Task to complete
Transcribe the material in full. Nothing should differ except that the pictures are left out.

Data segment
==========

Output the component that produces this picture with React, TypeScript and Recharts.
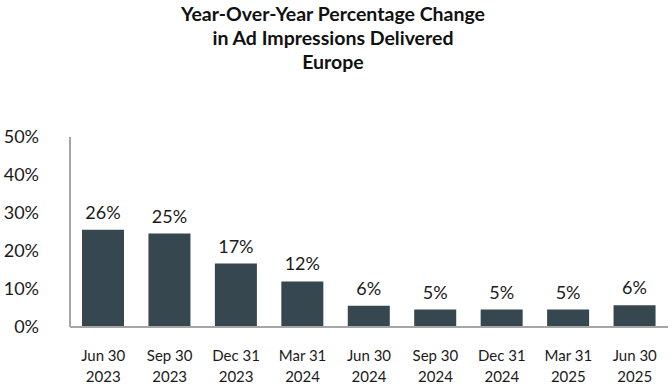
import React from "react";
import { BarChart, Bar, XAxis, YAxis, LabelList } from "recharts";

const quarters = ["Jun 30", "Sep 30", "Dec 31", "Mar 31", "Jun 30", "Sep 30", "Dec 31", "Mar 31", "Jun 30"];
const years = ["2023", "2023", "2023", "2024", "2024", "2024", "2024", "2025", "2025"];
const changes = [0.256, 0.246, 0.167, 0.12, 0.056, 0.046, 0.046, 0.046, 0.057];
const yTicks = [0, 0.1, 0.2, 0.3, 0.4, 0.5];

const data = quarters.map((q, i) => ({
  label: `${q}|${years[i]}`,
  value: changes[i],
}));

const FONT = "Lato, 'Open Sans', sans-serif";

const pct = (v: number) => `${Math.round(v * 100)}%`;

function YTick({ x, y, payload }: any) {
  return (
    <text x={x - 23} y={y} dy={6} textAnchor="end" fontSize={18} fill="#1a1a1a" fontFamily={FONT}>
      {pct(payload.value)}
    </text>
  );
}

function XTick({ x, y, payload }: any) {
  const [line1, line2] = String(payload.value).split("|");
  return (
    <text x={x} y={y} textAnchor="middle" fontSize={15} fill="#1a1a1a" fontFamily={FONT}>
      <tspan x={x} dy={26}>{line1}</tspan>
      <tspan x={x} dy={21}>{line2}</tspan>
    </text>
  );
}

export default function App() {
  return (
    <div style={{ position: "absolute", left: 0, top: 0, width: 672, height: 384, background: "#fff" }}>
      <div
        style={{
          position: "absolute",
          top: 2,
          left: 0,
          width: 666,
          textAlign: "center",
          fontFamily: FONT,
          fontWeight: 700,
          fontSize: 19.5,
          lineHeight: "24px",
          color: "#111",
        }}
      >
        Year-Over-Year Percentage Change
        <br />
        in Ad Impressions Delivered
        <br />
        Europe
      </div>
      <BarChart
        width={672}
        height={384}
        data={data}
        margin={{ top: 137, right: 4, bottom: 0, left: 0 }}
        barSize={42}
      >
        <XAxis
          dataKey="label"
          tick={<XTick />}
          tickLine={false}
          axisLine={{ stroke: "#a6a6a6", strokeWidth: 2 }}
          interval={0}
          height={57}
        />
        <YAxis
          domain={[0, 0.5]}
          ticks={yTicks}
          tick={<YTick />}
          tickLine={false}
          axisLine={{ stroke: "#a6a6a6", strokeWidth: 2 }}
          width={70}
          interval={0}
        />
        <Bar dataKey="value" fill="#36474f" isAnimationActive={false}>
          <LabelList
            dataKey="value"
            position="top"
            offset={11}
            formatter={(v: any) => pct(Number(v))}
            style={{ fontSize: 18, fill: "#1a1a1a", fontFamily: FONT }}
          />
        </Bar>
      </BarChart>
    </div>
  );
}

==========

Answer to the task
Output the component that produces this picture with React, TypeScript and Recharts.
import React from "react";
import { BarChart, Bar, XAxis, YAxis, LabelList } from "recharts";

const quarters = ["Jun 30", "Sep 30", "Dec 31", "Mar 31", "Jun 30", "Sep 30", "Dec 31", "Mar 31", "Jun 30"];
const years = ["2023", "2023", "2023", "2024", "2024", "2024", "2024", "2025", "2025"];
const changes = [0.256, 0.246, 0.167, 0.12, 0.056, 0.046, 0.046, 0.046, 0.057];
const yTicks = [0, 0.1, 0.2, 0.3, 0.4, 0.5];

const data = quarters.map((q, i) => ({
  label: `${q}|${years[i]}`,
  value: changes[i],
}));

const FONT = "Lato, 'Open Sans', sans-serif";

const pct = (v: number) => `${Math.round(v * 100)}%`;

function YTick({ x, y, payload }: any) {
  return (
    <text x={x - 23} y={y} dy={6} textAnchor="end" fontSize={18} fill="#1a1a1a" fontFamily={FONT}>
      {pct(payload.value)}
    </text>
  );
}

function XTick({ x, y, payload }: any) {
  const [line1, line2] = String(payload.value).split("|");
  return (
    <text x={x} y={y} textAnchor="middle" fontSize={15} fill="#1a1a1a" fontFamily={FONT}>
      <tspan x={x} dy={26}>{line1}</tspan>
      <tspan x={x} dy={21}>{line2}</tspan>
    </text>
  );
}

export default function App() {
  return (
    <div style={{ position: "absolute", left: 0, top: 0, width: 672, height: 384, background: "#fff" }}>
      <div
        style={{
          position: "absolute",
          top: 2,
          left: 0,
          width: 666,
          textAlign: "center",
          fontFamily: FONT,
          fontWeight: 700,
          fontSize: 19.5,
          lineHeight: "24px",
          color: "#111",
        }}
      >
        Year-Over-Year Percentage Change
        <br />
        in Ad Impressions Delivered
        <br />
        Europe
      </div>
      <BarChart
        width={672}
        height={384}
        data={data}
        margin={{ top: 137, right: 4, bottom: 0, left: 0 }}
        barSize={42}
      >
        <XAxis
          dataKey="label"
          tick={<XTick />}
          tickLine={false}
          axisLine={{ stroke: "#a6a6a6", strokeWidth: 2 }}
          interval={0}
          height={57}
        />
        <YAxis
          domain={[0, 0.5]}
          ticks={yTicks}
          tick={<YTick />}
          tickLine={false}
          axisLine={{ stroke: "#a6a6a6", strokeWidth: 2 }}
          width={70}
          interval={0}
        />
        <Bar dataKey="value" fill="#36474f" isAnimationActive={false}>
          <LabelList
            dataKey="value"
            position="top"
            offset={11}
            formatter={(v: any) => pct(Number(v))}
            style={{ fontSize: 18, fill: "#1a1a1a", fontFamily: FONT }}
          />
        </Bar>
      </BarChart>
    </div>
  );
}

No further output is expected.